Craddock (Luke, Interpretation Commentaries): … it might be well to underscore two elements in the story that often get neglected. One is the party. It was the music and dancing that offended the older son. Of course, let the younger son return home. Judaism and Christianity have clear provisions for the restoration of the penitent returnee, but where does it say that such provisions include a banquet with music and dancing? Yes, let the prodigal return, but to bread and water, not fatted calf; in sackcloth, not a new robe; wearing ashes, not a new ring; in tears, not in merriment; kneeling, not dancing. Has the party canceled the seriousness of sin and repentance? … The second element often overlooked is that the father not only had two sons but loved two sons, went out to two sons (vv. 20, 28), and was generous to two sons (vv. 12, 22, 31). [p. 188]

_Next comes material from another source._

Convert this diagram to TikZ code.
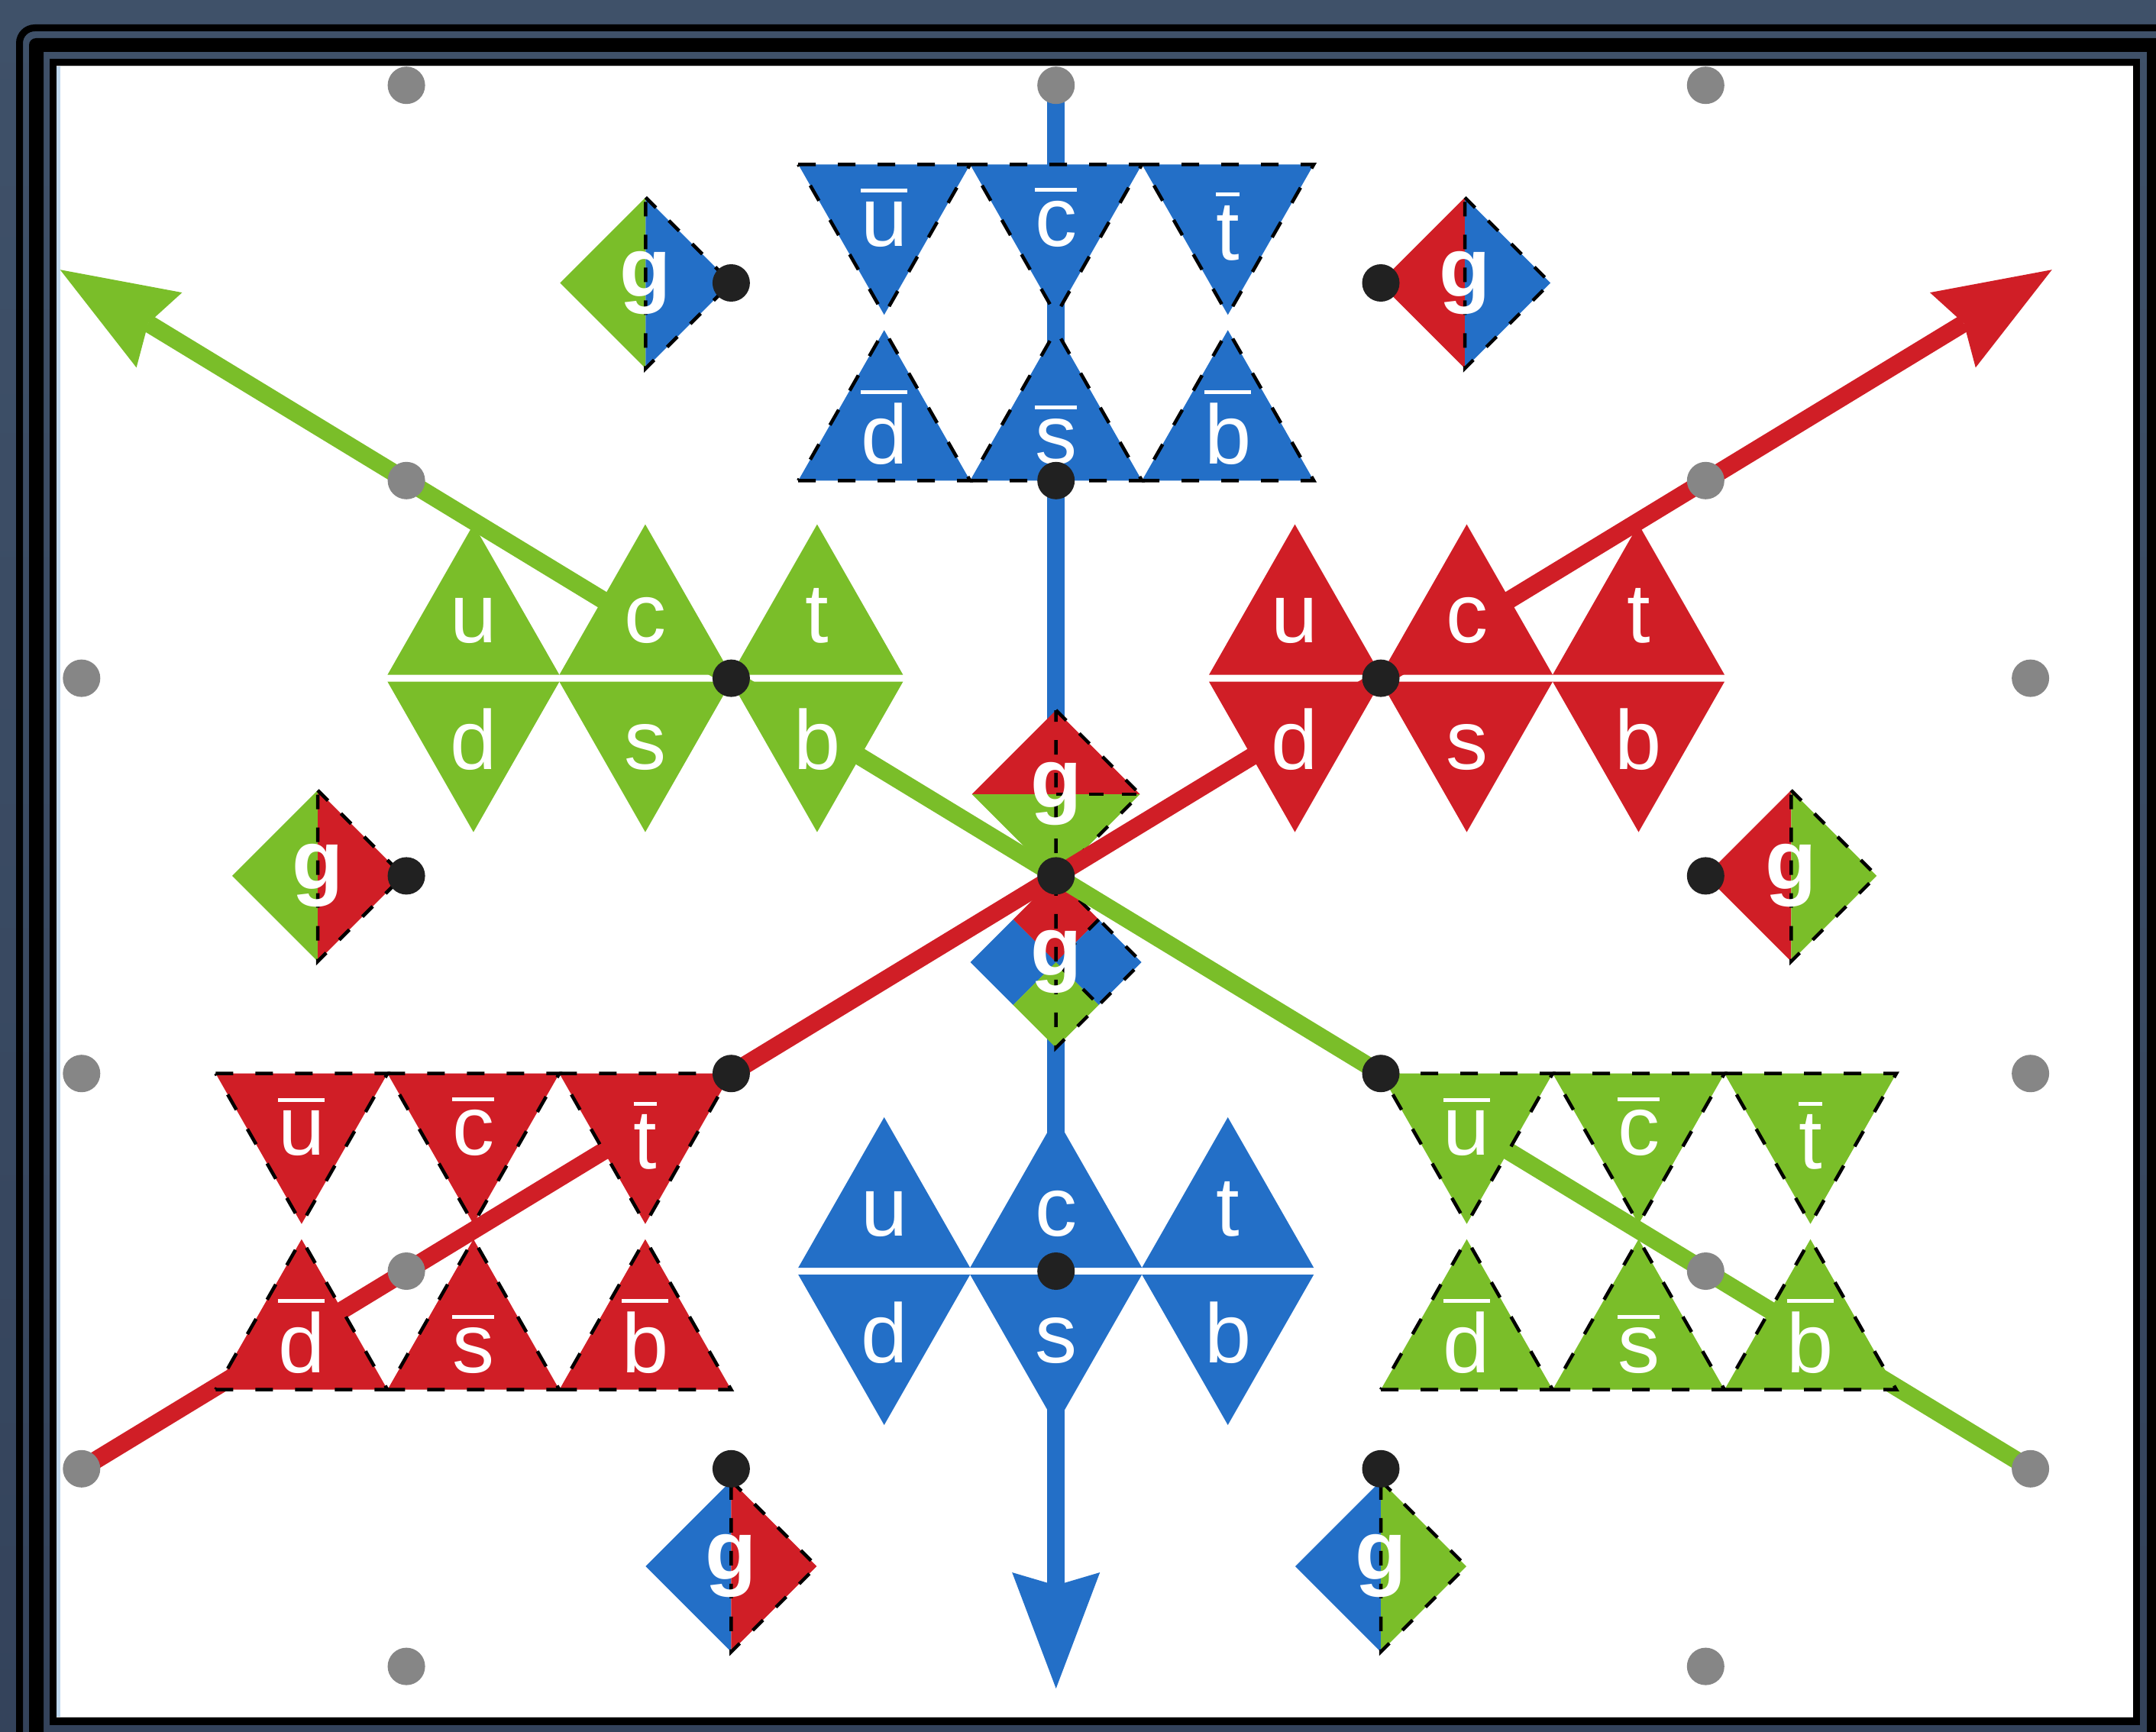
\documentclass[tikz,border=0pt]{standalone}
\usepackage{fontspec}
\setmainfont{Liberation Sans}
\usetikzlibrary{arrows.meta}

\definecolor{qblue}{RGB}{35,111,199}
\definecolor{qred}{RGB}{208,30,38}
\definecolor{qgreen}{RGB}{122,190,41}
\definecolor{dotblack}{RGB}{33,33,33}
\definecolor{dotgray}{RGB}{134,134,134}
\definecolor{frametop}{RGB}{63,81,105}
\definecolor{framebot}{RGB}{52,67,91}
\definecolor{edgeblue}{RGB}{189,215,238}

\newcommand\qfont{\fontsize{110pt}{120pt}\selectfont}
% letter with an overbar (antiquark)
\newcommand\ab[1]{\vbox{\hrule height 5pt\kern 12pt\hbox{#1}}}

\tikzset{
  qlabel/.style={text=white, font=\qfont, inner sep=0pt, anchor=base},
  glabel/.style={text=white, font=\qfont\bfseries, inner sep=0pt, anchor=center},
  tridash/.style={draw=black, line width=4.5pt, dash pattern=on 23pt off 29pt},
  gdash/.style={draw=black, line width=4.5pt, dash pattern=on 19pt off 24pt},
  flow/.style={line width=23pt, -{Stealth[length=152pt,width=115pt,inset=17pt,line width=0pt]}},
  vertex/.style={circle, fill=dotblack, minimum size=49pt, inner sep=0pt},
  gridpt/.style={circle, fill=dotgray, minimum size=49pt, inner sep=0pt},
}

% quark triplet pair: colour, name prefix, left x, y of the gap
\newcommand\quarks[4]{%
  \foreach \k/\up/\dn in {0/u/d,1/c/s,2/t/b}{
    \pgfmathsetmacro\xa{#3+225*\k}
    \pgfmathsetmacro\xm{\xa+112.5}
    \pgfmathsetmacro\xb{\xa+225}
    \fill[#1] (\xa,#4-4.5) -- (\xb,#4-4.5) -- (\xm,#4-201.5) -- cycle;
    \fill[#1] (\xa,#4+4.5) -- (\xb,#4+4.5) -- (\xm,#4+201.5) -- cycle;
    \node[qlabel] (#2\up) at (\xm,#4-46.5) {\up};
    \node[qlabel] (#2\dn) at (\xm,#4+119.5) {\dn};
  }}

% antiquark triplet pair: colour, name prefix, left x, top y
\newcommand\antiquarks[4]{%
  \foreach \k/\up/\dn/\dy in {0/u/d/0,1/c/s/0,2/t/b/18}{
    \pgfmathsetmacro\xa{#3+225*\k}
    \pgfmathsetmacro\xm{\xa+112.5}
    \pgfmathsetmacro\xb{\xa+225}
    \path[fill=#1, tridash] (\xa,#4) -- (\xb,#4) -- (\xm,#4+197) -- cycle;
    \path[fill=#1, tridash] (\xa,#4+414) -- (\xb,#4+414) -- (\xm,#4+217) -- cycle;
    \node[qlabel] (#2\up) at (\xm,#4+107+\dy) {\ab{\up}};
    \node[qlabel] (#2\dn) at (\xm,#4+392) {\ab{\dn}};
  }}

% gluon: name, centre x, centre y, colour, anticolour
\newcommand\gluon[5]{%
  \fill[#4] (#2,#3-112) -- (#2-112,#3) -- (#2,#3+112) -- cycle;
  \fill[#5] (#2,#3-112) -- (#2+112,#3) -- (#2,#3+112) -- cycle;
  \draw[gdash] (#2,#3-112) -- (#2+112,#3) -- (#2,#3+112) -- cycle;
  \node[glabel] (#1) at (#2,#3) {g};
}

\begin{document}
\begin{tikzpicture}[x=1pt,y=-1pt]
\useasboundingbox (0,0) rectangle (2823,2267);
\clip (0,0) rectangle (2823,2267);

% window frame
\shade[top color=frametop, bottom color=framebot] (0,0) rectangle (2823,2267);
\draw[black, line width=9pt, rounded corners=20pt] (25.5,36.5) rectangle (2950,2400);
\fill[black, even odd rule, rounded corners=9pt] (38,50) rectangle (2950,2400)
  {[sharp corners] (57,68) rectangle (2811,2400)};
\fill[black] (65,77) rectangle (2802,2259);
\fill[white] (74,86) rectangle (2793,2249);
\fill[edgeblue] (74,86) rectangle (79,2249);
\draw[black!20, line width=1.5pt] (74,86.5) -- (2793,86.5);
\draw[black!20, line width=1.5pt] (74,2248.5) -- (2793,2248.5);

% lattice points
\coordinate (Lm2m4) at (532.1,111.7);
\coordinate (L0m4) at (1382.7,111.7);
\coordinate (L2m4) at (2233.3,111.7);
\coordinate (Lm1m3) at (957.4,370.5);
\coordinate (L1m3) at (1808.0,370.5);
\coordinate (Lm2m2) at (532.1,629.3);
\coordinate (L0m2) at (1382.7,629.3);
\coordinate (L2m2) at (2233.3,629.3);
\coordinate (Lm3m1) at (106.8,888.1);
\coordinate (Lm1m1) at (957.4,888.1);
\coordinate (L1m1) at (1808.0,888.1);
\coordinate (L3m1) at (2658.6,888.1);
\coordinate (Lm2z) at (532.1,1146.9);
\coordinate (Lz) at (1382.7,1146.9);
\coordinate (L2z) at (2233.3,1146.9);
\coordinate (Lm3p1) at (106.8,1405.7);
\coordinate (Lm1p1) at (957.4,1405.7);
\coordinate (L1p1) at (1808.0,1405.7);
\coordinate (L3p1) at (2658.6,1405.7);
\coordinate (Lm2p2) at (532.1,1664.5);
\coordinate (L0p2) at (1382.7,1664.5);
\coordinate (L2p2) at (2233.3,1664.5);
\coordinate (Lm3p3) at (106.8,1923.3);
\coordinate (Lm1p3) at (957.4,1923.3);
\coordinate (L1p3) at (1808.0,1923.3);
\coordinate (L3p3) at (2658.6,1923.3);
\coordinate (Lm2p4) at (532.1,2182.1);
\coordinate (L2p4) at (2233.3,2182.1);
\coordinate (tipB) at (1382.7,2211);
\coordinate (tipR) at (2686.7,353.2);
\coordinate (tipG) at (78.7,353.2);

% two-colour gluons
\gluon{g1}{845.4}{370.5}{qgreen}{qblue}
\gluon{g2}{1918.0}{370.5}{qred}{qblue}
\gluon{g3}{416.0}{1146.9}{qgreen}{qred}
\gluon{g4}{2345.3}{1146.9}{qred}{qgreen}
\gluon{g5}{957.4}{2051.0}{qblue}{qred}
\gluon{g6}{1808.0}{2051.0}{qblue}{qgreen}

% blue axis runs behind the central gluons
\draw[flow, qblue] (L0m4) -- (tipB);

% central gluon, red over green
\fill[qred] (1382.7,930) -- (1272.7,1040) -- (1492.7,1040) -- cycle;
\fill[qgreen] (1272.7,1040) -- (1382.7,1150) -- (1492.7,1040) -- cycle;
\draw[gdash] (1382.7,930) -- (1492.7,1040) -- (1382.7,1150) -- cycle;
\draw[gdash] (1382.7,1040) -- (1492.7,1040);
\node[glabel] (g7) at (1382.7,1040) {g};

% central gluon, red / blue / green
\fill[qred] (1382.7,1148) -- (1326.7,1204) -- (1382.7,1260) -- (1438.7,1204) -- cycle;
\fill[qblue] (1270.7,1260) -- (1326.7,1204) -- (1382.7,1260) -- (1326.7,1316) -- cycle;
\fill[qblue] (1494.7,1260) -- (1438.7,1204) -- (1382.7,1260) -- (1438.7,1316) -- cycle;
\fill[qgreen] (1382.7,1372) -- (1326.7,1316) -- (1382.7,1260) -- (1438.7,1316) -- cycle;
\draw[gdash] (1382.7,1148) -- (1494.7,1260) -- (1382.7,1372) -- cycle;
\draw[gdash] (1438.7,1204) -- (1382.7,1260) -- (1438.7,1316);
\node[glabel] (g8) at (1382.7,1260) {g};

% red and green axes
\draw[flow, qred] (Lm3p3) -- (tipR);
\draw[flow, qgreen] (L3p3) -- (tipG);

% quark and antiquark triplets
\quarks{qgreen}{gq}{507.4}{888.1}
\quarks{qred}{rq}{1583.0}{888.1}
\quarks{qblue}{bq}{1045.2}{1664.5}
\antiquarks{qblue}{ba}{1045.2}{215.3}
\antiquarks{qred}{ra}{282.4}{1405.7}
\antiquarks{qgreen}{ga}{1808.0}{1405.7}

% lattice dots
\foreach \p in {Lm2m4,L0m4,L2m4,Lm2m2,L2m2,Lm3m1,L3m1,Lm3p1,L3p1,Lm2p2,L2p2,Lm3p3,L3p3,Lm2p4,L2p4}
  \node[gridpt] (d\p) at (\p) {};
\foreach \p in {L0m2,Lm1m3,L1m3,Lm1m1,L1m1,Lm2z,Lz,L2z,Lm1p1,L1p1,L0p2,Lm1p3,L1p3}
  \node[vertex] (d\p) at (\p) {};
\end{tikzpicture}
\end{document}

Ps. 32: Psalms for Praying by Nan C. Merrill
Blessed is each one whose wrongdoings have been forgiven, whose shame has been forgotten.
Blessed is each one in whom Love Divine finds a home, and whose spirit radiates truth.
What does the word home mean to you? A cozy place to return to after a hard day’s work? A sanctuary in times of trouble? Or the earth itself? How about this for a definition of home — any place where we are welcomed and nurtured. Lent is the time for coming home. In the ancient church it was the season for reconciling lapsed Christians to the community of the faithful.
Be ye welcomed and nurtured this Lenten season. And, remember, one cannot be a son or daughter, a child of God, without also being a brother or sister. Amen.